Ces procédures de jugement accélérées sont susceptibles de mettre en péril, on le sait, les droits de la défense lorsqu'elles sont appliquées aux majeurs. Ici, en outre, elles menacent la spécificité de la procédure pénale constitutionnellement dérogatoire prévue depuis 1945 pour les mineurs.

On relèvera, à cet égard, que le gouvernement dans ses observations en réponse, ni plus que pendant les travaux parlementaires, n'a justifié qu'il faille déjà en finir avec la procédure de comparution à délai rapproché instituée par la loi n° 96-585 du 16 juillet 1996 et dont le ministre de la justice de l'époque avait souligné, en substance, qu'elle constituait le point au-delà duquel la violation des principes du droit des mineurs serait atteinte.

La présente procédure n'est, en tout état de cause, pas nécessaire.

C'est pourquoi, les différences maintenues entre la procédure de comparution immédiate pour majeurs et la procédure de jugement rapproché pour mineurs sont, nul ne peut s'y tromper, des gages donnés pour tenter d'échapper à la censure. Mais, elles ne peuvent suffire dès lors que le principe est atteint.

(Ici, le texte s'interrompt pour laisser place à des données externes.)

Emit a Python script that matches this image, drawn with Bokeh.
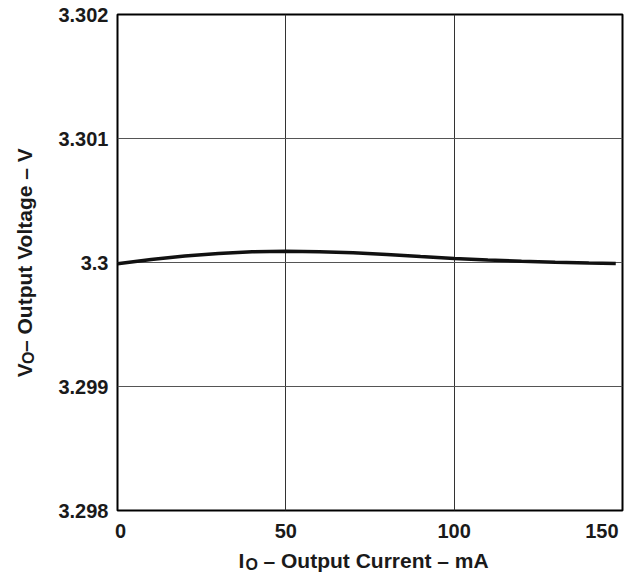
import numpy as np
from bokeh.plotting import figure
from bokeh.models import Range1d, FixedTicker, ColumnDataSource
from bokeh.layouts import row, column
from bokeh.core.properties import value
from bokeh.embed import file_html
from bokeh.resources import INLINE

# Data
current_ma = [0, 10, 20, 30, 40, 50, 60, 70, 80, 90, 100, 110, 120, 130, 140, 148]
voltage_v = [3.29999, 3.300025, 3.300052, 3.300072, 3.300086, 3.30009, 3.300086,
             3.300078, 3.300065, 3.300048, 3.300032, 3.30002, 3.30001, 3.300002,
             3.299995, 3.299992]

x_ticks = [0, 50, 100, 150]
x_tick_labels = ["0", "50", "100", "150"]
y_ticks = [3.298, 3.299, 3.300, 3.301, 3.302]
y_tick_labels = ["3.298", "3.299", "3.3", "3.301", "3.302"]
x_title = ["I", "O", "\u2013 Output Current \u2013 mA"]
y_title = ["V", "O", "\u2013 Output Voltage \u2013 V"]

X0, X1 = 0, 150
Y0, Y1 = 3.298, 3.302

FONT = "Liberation Sans"
TXT = "#1a1a1a"

# layout geometry (pixels)
W, H = 626, 572
LW = 40            # left title strip
MAIN_H = 521
B_H = H - MAIN_H
FRAME_L, FRAME_R = 117, 622   # absolute frame edges


def blank(width, height, xr, yr):
    f = figure(width=width, height=height, output_backend="svg", toolbar_location=None,
               x_range=xr, y_range=yr, x_axis_type=None, y_axis_type=None,
               min_border=0)
    f.outline_line_color = None
    f.xgrid.visible = False
    f.ygrid.visible = False
    f.background_fill_color = "white"
    f.border_fill_color = "white"
    return f


# ---------- main plot ----------
p = figure(width=W - LW, height=MAIN_H, output_backend="svg", toolbar_location=None,
           x_range=Range1d(X0, X1), y_range=Range1d(Y0, Y1),
           min_border_left=FRAME_L - LW, min_border_right=W - FRAME_R,
           min_border_top=14, min_border_bottom=11)
p.background_fill_color = "white"
p.border_fill_color = "white"
p.outline_line_color = "black"
p.outline_line_width = 2

p.xaxis.visible = False
p.xgrid.ticker = FixedTicker(ticks=x_ticks)
p.yaxis.ticker = FixedTicker(ticks=y_ticks)
p.ygrid.ticker = FixedTicker(ticks=y_ticks)
p.xgrid.grid_line_color = "#333333"
p.ygrid.grid_line_color = "#555555"
p.xgrid.grid_line_width = 1
p.ygrid.grid_line_width = 1

p.yaxis.axis_line_color = None
p.yaxis.major_tick_out = 0
p.yaxis.major_tick_in = 0
p.yaxis.minor_tick_out = 0
p.yaxis.minor_tick_in = 0
p.yaxis.major_label_overrides = {t: s for t, s in zip(y_ticks, y_tick_labels)}
p.yaxis.major_label_text_font = FONT
p.yaxis.major_label_text_font_style = "bold"
p.yaxis.major_label_text_font_size = "20px"
p.yaxis.major_label_text_color = TXT
p.yaxis.major_label_standoff = 9

p.line(current_ma, voltage_v, line_color="#111111", line_width=3.5)

# ---------- left strip: y-axis title ----------
left = blank(LW, MAIN_H, Range1d(0, LW), Range1d(0, MAIN_H))
ykw = dict(angle=np.pi / 2, text_align="left", text_baseline="alphabetic",
           text_font=value(FONT), text_font_style="bold", text_color=TXT)
left.text(x=[24], y=[140], text=[y_title[0]], text_font_size="21px", **ykw)
left.text(x=[28], y=[154], text=[y_title[1]], text_font_size="16px", **ykw)
left.text(x=[24], y=[166.5], text=[y_title[2]], text_font_size="21px", **ykw)

# ---------- bottom strip: x tick labels and x-axis title ----------
k = (X1 - X0) / (FRAME_R - FRAME_L)
bottom = blank(W, B_H, Range1d(X0 - FRAME_L * k, X1 + (W - FRAME_R) * k), Range1d(0, B_H))
tick_src = ColumnDataSource(dict(
    x=x_ticks, y=[B_H - 2] * len(x_ticks), text=x_tick_labels,
    align=["center", "center", "center", "right"],
    dx=[3, 0, 0, -4]))
bottom.text(x="x", y="y", text="text", source=tick_src, text_align="align",
            x_offset="dx", text_baseline="top", text_font=value(FONT),
            text_font_style="bold", text_font_size="20px", text_color=TXT)
xkw = dict(text_align="left", text_baseline="alphabetic", text_font=value(FONT),
           text_font_style="bold", text_color=TXT)
bottom.text(x=[(238 - FRAME_L) * k], y=[12], text=[x_title[0]], text_font_size="21px", **xkw)
bottom.text(x=[(245 - FRAME_L) * k], y=[8], text=[x_title[1]], text_font_size="16px", **xkw)
bottom.text(x=[(263 - FRAME_L) * k], y=[12], text=[x_title[2]], text_font_size="21px", **xkw)

layout = column(row(left, p), bottom)

open("out.html", "w").write(file_html(layout, INLINE))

III. Sur l'article 38 de la loi

En sixième et dernier lieu, il sera montré que c'est en vain que le gouvernement tente de sauver la disposition instaurant un « référé-détention ».

Il a été amplement démontré dans la saisine que cette procédure ne pouvait bénéficier de votre jurisprudence du 22 avril 1997 relative au " référé-rétention " applicable au titre du droit des étrangers et donc distincte de la procédure pénale ici en cause.

Il importe toutefois de redire qu'il s'agit là d'une question de principe tendant à garantir la présomption d'innocence et la liberté individuelle.

Vous avez souligné avec force « qu'en matière de délits et de crimes, la séparation des autorités chargées de l'action publique et des autorités de jugement concourt à la sauvegarde de la liberté individuelle » (déc. n° 95-360 DC du 2 févr. 1995).

C'est dire que la décision de remise en liberté par un magistrat du siège, après un examen rigoureux du dossier, ne peut être mise en échec, ni pour une heure ni pour deux jours, par la volonté d'un magistrat du parquet.

La censure s'impose donc.


Pour toutes ces raisons, les auteurs de la saisine persistent de plus fort dans leurs précédentes demandes.

Nous vous prions d'agréer, monsieur le Président, mesdames et messieurs les membres du Conseil constitutionnel, l'expression de notre haute considération.